2018 Primetime Emmy
& James Beard Award Winner

Learning to Love Argentina’s Best Herb

Learning to Love Argentina’s Best Herb

Yerba Mate in Buenos Aires

The first time I drank yerba mate, Argentina’s beloved loose-leaf tea, I thought I was about to smoke pot in class with 20 of my Argentine peers.

I had just arrived in Buenos Aires to study abroad, speaking limited Spanish. I sat in a dilapidated classroom inside the University of Buenos Aires’ Social Science building.

Instead of deciphering what was coming out of the professor’s mouth, my attention was diverted by the guy in front of me. He sported a bushy mullet with a luscious dreadlocked rat-tail dangling between his shoulder blades (what I later learned to be a standard hairstyle back in 2006). He wore a sleeveless, see-through white tunic paired with multicolored, striped woven pants, something MC Hammer might have worn if he ever made a music video featuring Argentine gaucho dancers.

He rustled through his knapsack and whipped out a wooden cup-like container. Then, he took out a bag filled with green herbs and began pouring the leafy contents inside the cup. He covered his hand over the top, gave it a good shake, and blew away a dusty residue. He stuck what appeared to be a metal pipe inside, reached for a thermos under his chair, and poured in a steaming liquid. He wrapped his lips around the pipe and sucked. After nursing it, he poured more liquid, and passed the cup to a girl next to him, who took a few sips, and gave it back. He refilled the cup from the thermos and returned it to the girl, who delivered it to the guy beside her. This passing continued, and I studied the drink pattern as it snaked around the classroom.

What the hell is going on? Some shamanistic Argentine university initiation? A girl started hacking up a lung in the corner, culminating in a loud juicy sneeze. Plus, no one was even wiping off this herpes-covered, mouth-sore germ vessel.

I was handed the cup: damp pieces of green leaves and woodchips floated in water, smelling like herbaceous burnt hay. A metal straw was jammed inside. I pressed my lips against it and strenuously inhaled. HOLY HOT HELL SCORCHING MOTHER OF GOD, I thought as I burnt all the taste buds off of my tongue. I regained mouth consciousness and the flavor shone through: BITTER. So bitter I deliberately fought my face muscles from twisting into a ghastly frown.
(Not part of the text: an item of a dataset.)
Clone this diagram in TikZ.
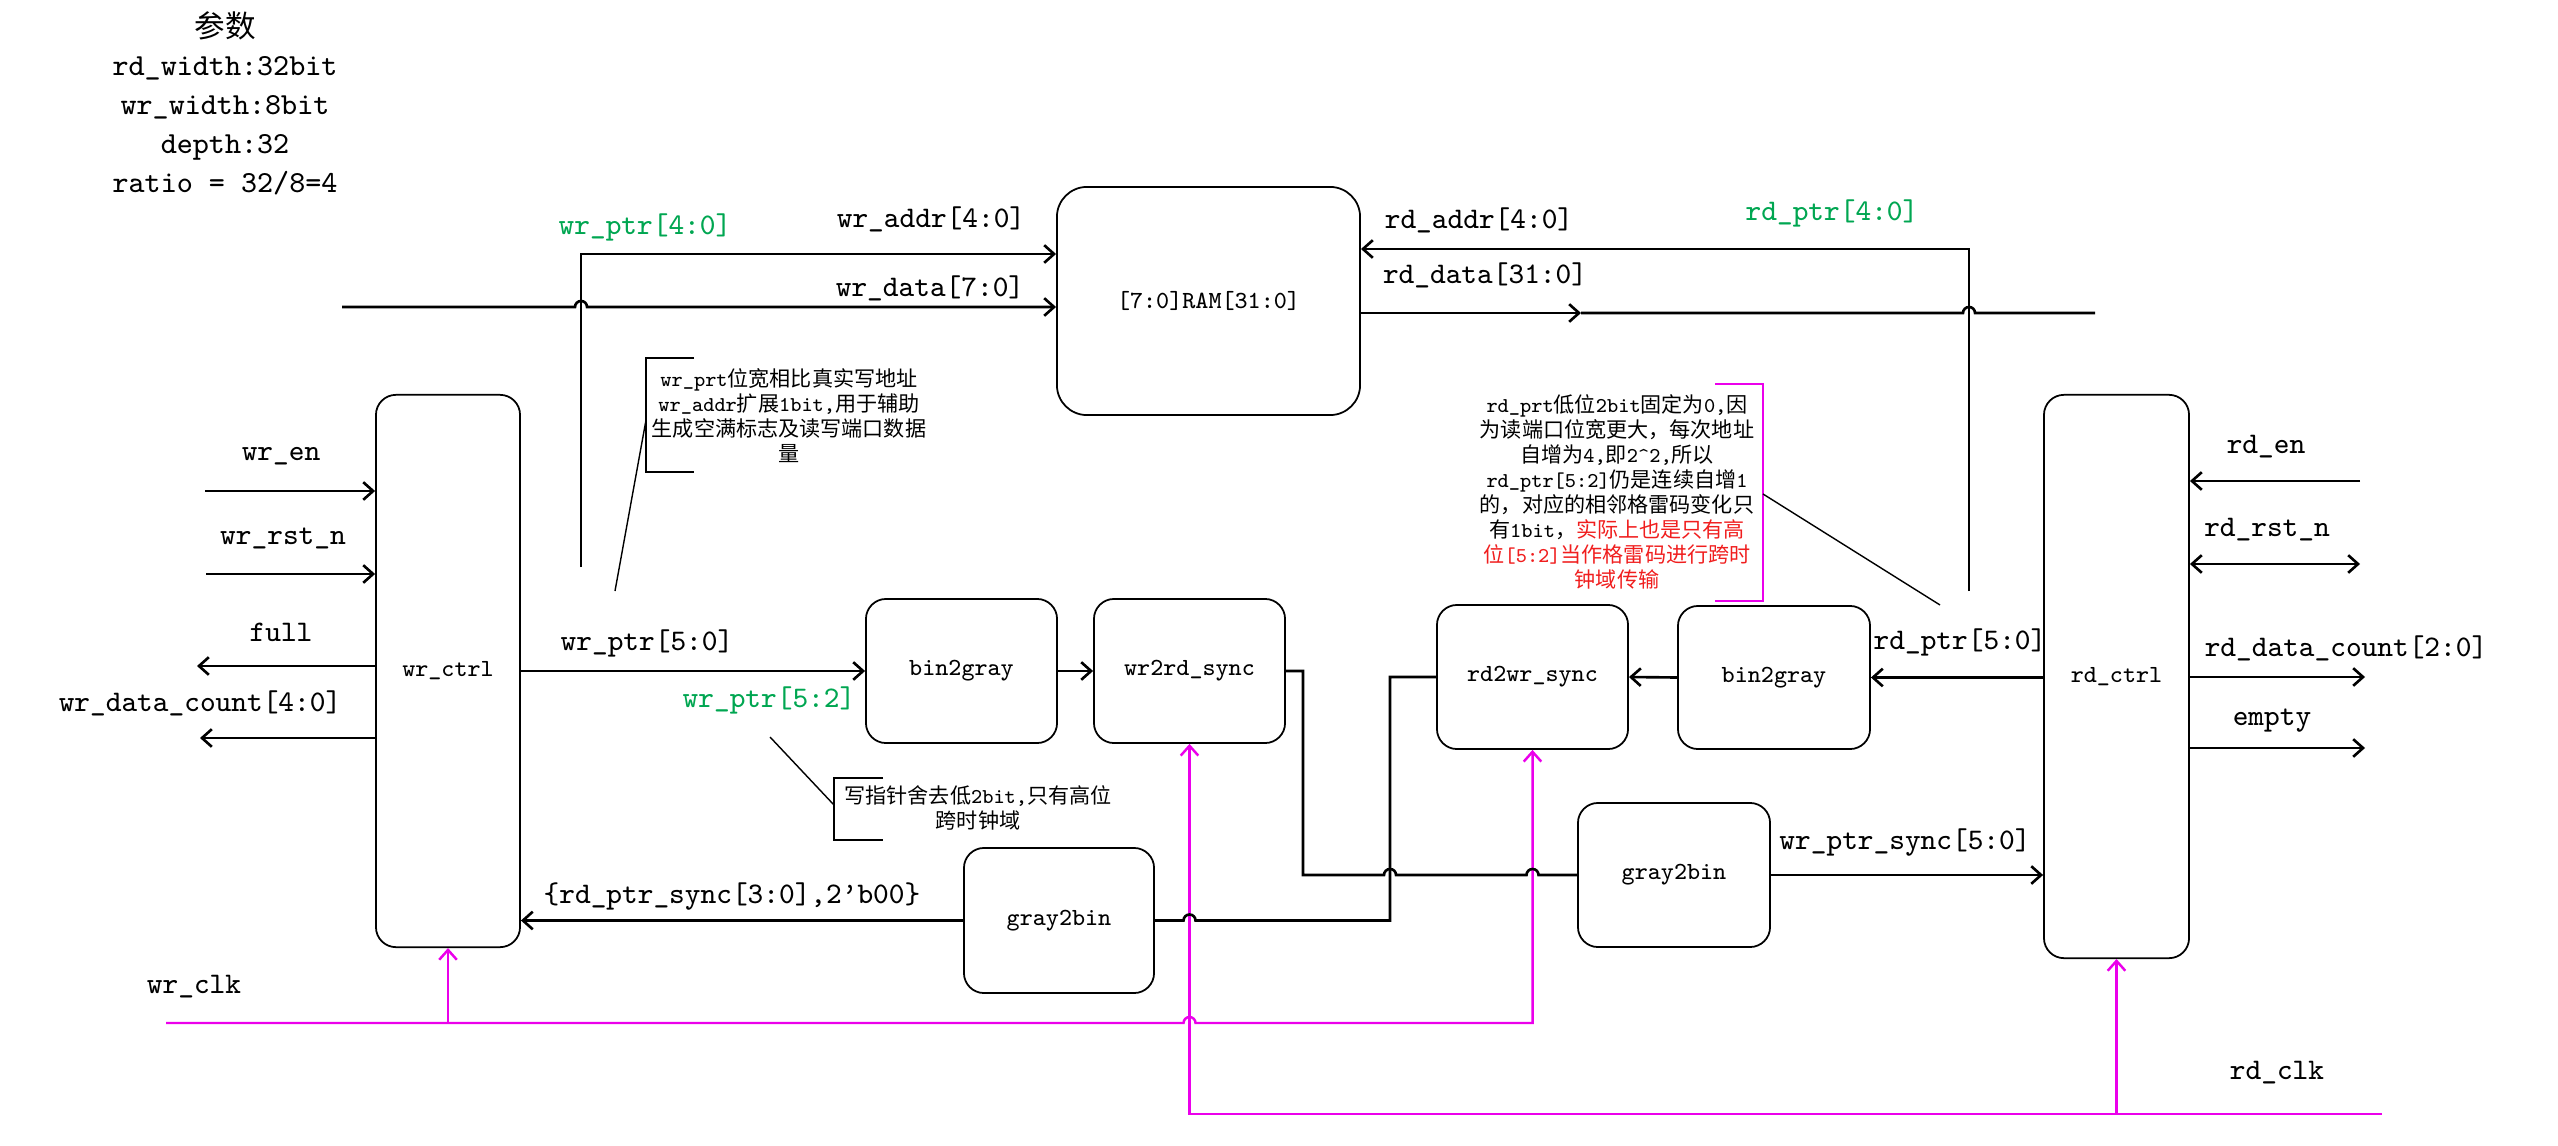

I passed it back with a way-too-big gringa smile, and before it came for a second round, class was over.

During the next nine years, I’d learn a whole hell of a lot about mate, a pastime that many locals use as a litmus test to prove how truly Argentine an extranjero (foreigner) is.

I’d see yerba mate sold everywhere; it had its own aisle in supermarkets. I’d try it in numerous gourds: wood, metal, glass, dried pumpkin, or, as I’ve recently acquired, a cow hoof with fur and hoof intact.

I’d learn mate’s typically drunk in the afternoon during merienda—tea-time between midday lunch and late night Argentine dinners—and paired with crackers, cookies, or dulce de leche-injected churros.

Traveling across the country, I’d see mate is a household staple just as important as flour and sugar. I’d find out that it contains mateína, a stimulant similar to caffeine and a known appetite suppressant, making it the energy drink of choice for students. I’d watch footage of both the pope and fútbol God Lionel Messi drinking mate. I’d even invest in an electric kettle made especially for mate, heating water to the ideal 70-80°C temperature.

I’d get schooled in the many rules of mate. For example, the person who prepares the mate is the cebador, and only he or she has access to serve. It’s bad form to touch the bombilla (metal straw) once it’s plunked in. And you say thank you when you no longer want to partake in the drink circle.

I’d come to understand that drinking mate is a social pastime. You wouldn’t go to a café and order the infusion. Instead, you’d go to someone’s house, park, or plaza, to chat with friends and family.

On a recent afternoon, a friend stopped by to gossip. There was an unspoken understanding we’d be drinking mate. As the host, I took lead as cebadora. Desiring a zesty tweak, I decided to add orange and lemon peel for some citrusy brightness. A mate genius! After carefully preparing the drink, I handed it to my friend. He tried it and busted out the same face I made before I acquired a taste for the stuff. “This isn’t real mate,” he said, “but it’s still pretty good.”